(Rows from a dataset)
•••••

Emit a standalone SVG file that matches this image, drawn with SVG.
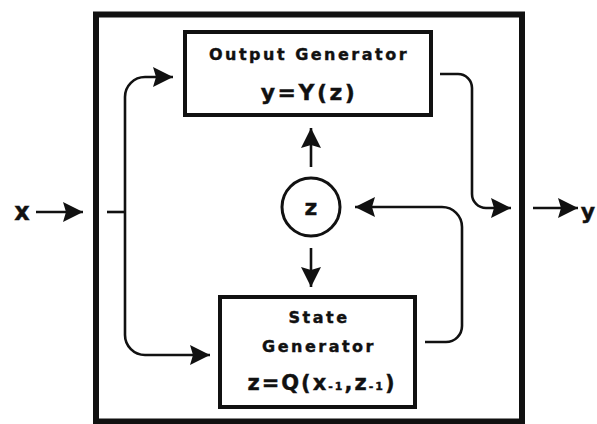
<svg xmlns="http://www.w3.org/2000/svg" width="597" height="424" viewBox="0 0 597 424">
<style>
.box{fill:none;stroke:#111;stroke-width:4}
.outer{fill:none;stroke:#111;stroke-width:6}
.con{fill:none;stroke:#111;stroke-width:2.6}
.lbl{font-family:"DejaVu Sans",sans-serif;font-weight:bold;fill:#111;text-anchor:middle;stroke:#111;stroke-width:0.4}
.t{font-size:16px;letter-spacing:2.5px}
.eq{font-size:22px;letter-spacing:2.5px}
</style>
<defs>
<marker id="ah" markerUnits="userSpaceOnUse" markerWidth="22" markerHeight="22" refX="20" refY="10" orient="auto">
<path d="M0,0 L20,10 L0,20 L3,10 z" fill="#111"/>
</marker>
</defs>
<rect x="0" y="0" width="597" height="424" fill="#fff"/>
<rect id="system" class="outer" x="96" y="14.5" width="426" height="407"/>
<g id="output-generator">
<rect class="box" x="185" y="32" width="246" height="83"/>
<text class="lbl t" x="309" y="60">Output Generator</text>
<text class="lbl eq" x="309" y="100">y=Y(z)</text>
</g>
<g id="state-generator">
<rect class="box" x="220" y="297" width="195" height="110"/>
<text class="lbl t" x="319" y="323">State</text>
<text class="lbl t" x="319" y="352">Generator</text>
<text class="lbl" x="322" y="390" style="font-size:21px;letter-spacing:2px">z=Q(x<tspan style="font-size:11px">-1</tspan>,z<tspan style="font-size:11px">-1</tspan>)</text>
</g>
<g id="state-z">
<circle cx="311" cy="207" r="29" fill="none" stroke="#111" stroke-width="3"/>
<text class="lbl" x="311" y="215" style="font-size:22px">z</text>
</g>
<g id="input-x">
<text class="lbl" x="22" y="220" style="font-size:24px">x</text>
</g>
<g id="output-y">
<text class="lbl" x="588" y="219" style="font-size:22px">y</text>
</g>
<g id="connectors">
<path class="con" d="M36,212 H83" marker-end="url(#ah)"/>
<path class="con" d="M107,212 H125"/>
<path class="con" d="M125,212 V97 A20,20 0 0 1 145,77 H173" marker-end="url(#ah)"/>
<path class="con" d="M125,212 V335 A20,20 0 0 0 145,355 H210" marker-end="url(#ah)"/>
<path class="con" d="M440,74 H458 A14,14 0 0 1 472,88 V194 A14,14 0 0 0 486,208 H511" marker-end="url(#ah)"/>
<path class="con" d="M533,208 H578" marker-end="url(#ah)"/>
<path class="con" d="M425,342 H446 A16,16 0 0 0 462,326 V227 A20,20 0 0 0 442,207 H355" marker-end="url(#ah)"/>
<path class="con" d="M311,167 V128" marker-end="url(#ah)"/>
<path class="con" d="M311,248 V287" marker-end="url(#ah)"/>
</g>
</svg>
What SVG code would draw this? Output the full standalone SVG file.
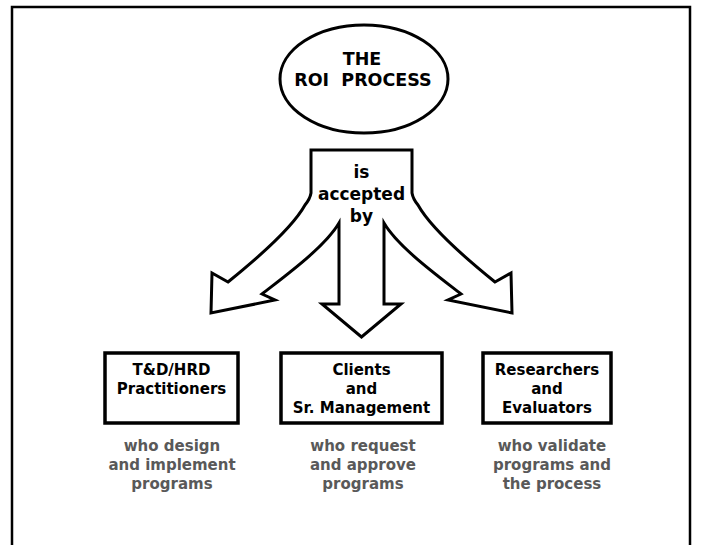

•••••

With the pictures left out, transcribe the material exactly.

(EXERCISE ANSWER)
Emit a standalone SVG file that matches this image, drawn with SVG.
<svg xmlns="http://www.w3.org/2000/svg" width="597" height="424" viewBox="0 0 597 424">
<style>
.box{fill:none;stroke:#111;stroke-width:4}
.outer{fill:none;stroke:#111;stroke-width:6}
.con{fill:none;stroke:#111;stroke-width:2.6}
.lbl{font-family:"DejaVu Sans",sans-serif;font-weight:bold;fill:#111;text-anchor:middle;stroke:#111;stroke-width:0.4}
.t{font-size:16px;letter-spacing:2.5px}
.eq{font-size:22px;letter-spacing:2.5px}
</style>
<defs>
<marker id="ah" markerUnits="userSpaceOnUse" markerWidth="22" markerHeight="22" refX="20" refY="10" orient="auto">
<path d="M0,0 L20,10 L0,20 L3,10 z" fill="#111"/>
</marker>
</defs>
<rect x="0" y="0" width="597" height="424" fill="#fff"/>
<rect id="system" class="outer" x="96" y="14.5" width="426" height="407"/>
<g id="output-generator">
<rect class="box" x="185" y="32" width="246" height="83"/>
<text class="lbl t" x="309" y="60">Output Generator</text>
<text class="lbl eq" x="309" y="100">y=Y(z)</text>
</g>
<g id="state-generator">
<rect class="box" x="220" y="297" width="195" height="110"/>
<text class="lbl t" x="319" y="323">State</text>
<text class="lbl t" x="319" y="352">Generator</text>
<text class="lbl" x="322" y="390" style="font-size:21px;letter-spacing:2px">z=Q(x<tspan style="font-size:11px">-1</tspan>,z<tspan style="font-size:11px">-1</tspan>)</text>
</g>
<g id="state-z">
<circle cx="311" cy="207" r="29" fill="none" stroke="#111" stroke-width="3"/>
<text class="lbl" x="311" y="215" style="font-size:22px">z</text>
</g>
<g id="input-x">
<text class="lbl" x="22" y="220" style="font-size:24px">x</text>
</g>
<g id="output-y">
<text class="lbl" x="588" y="219" style="font-size:22px">y</text>
</g>
<g id="connectors">
<path class="con" d="M36,212 H83" marker-end="url(#ah)"/>
<path class="con" d="M107,212 H125"/>
<path class="con" d="M125,212 V97 A20,20 0 0 1 145,77 H173" marker-end="url(#ah)"/>
<path class="con" d="M125,212 V335 A20,20 0 0 0 145,355 H210" marker-end="url(#ah)"/>
<path class="con" d="M440,74 H458 A14,14 0 0 1 472,88 V194 A14,14 0 0 0 486,208 H511" marker-end="url(#ah)"/>
<path class="con" d="M533,208 H578" marker-end="url(#ah)"/>
<path class="con" d="M425,342 H446 A16,16 0 0 0 462,326 V227 A20,20 0 0 0 442,207 H355" marker-end="url(#ah)"/>
<path class="con" d="M311,167 V128" marker-end="url(#ah)"/>
<path class="con" d="M311,248 V287" marker-end="url(#ah)"/>
</g>
</svg>
What SVG code would draw this? Output the full standalone SVG file.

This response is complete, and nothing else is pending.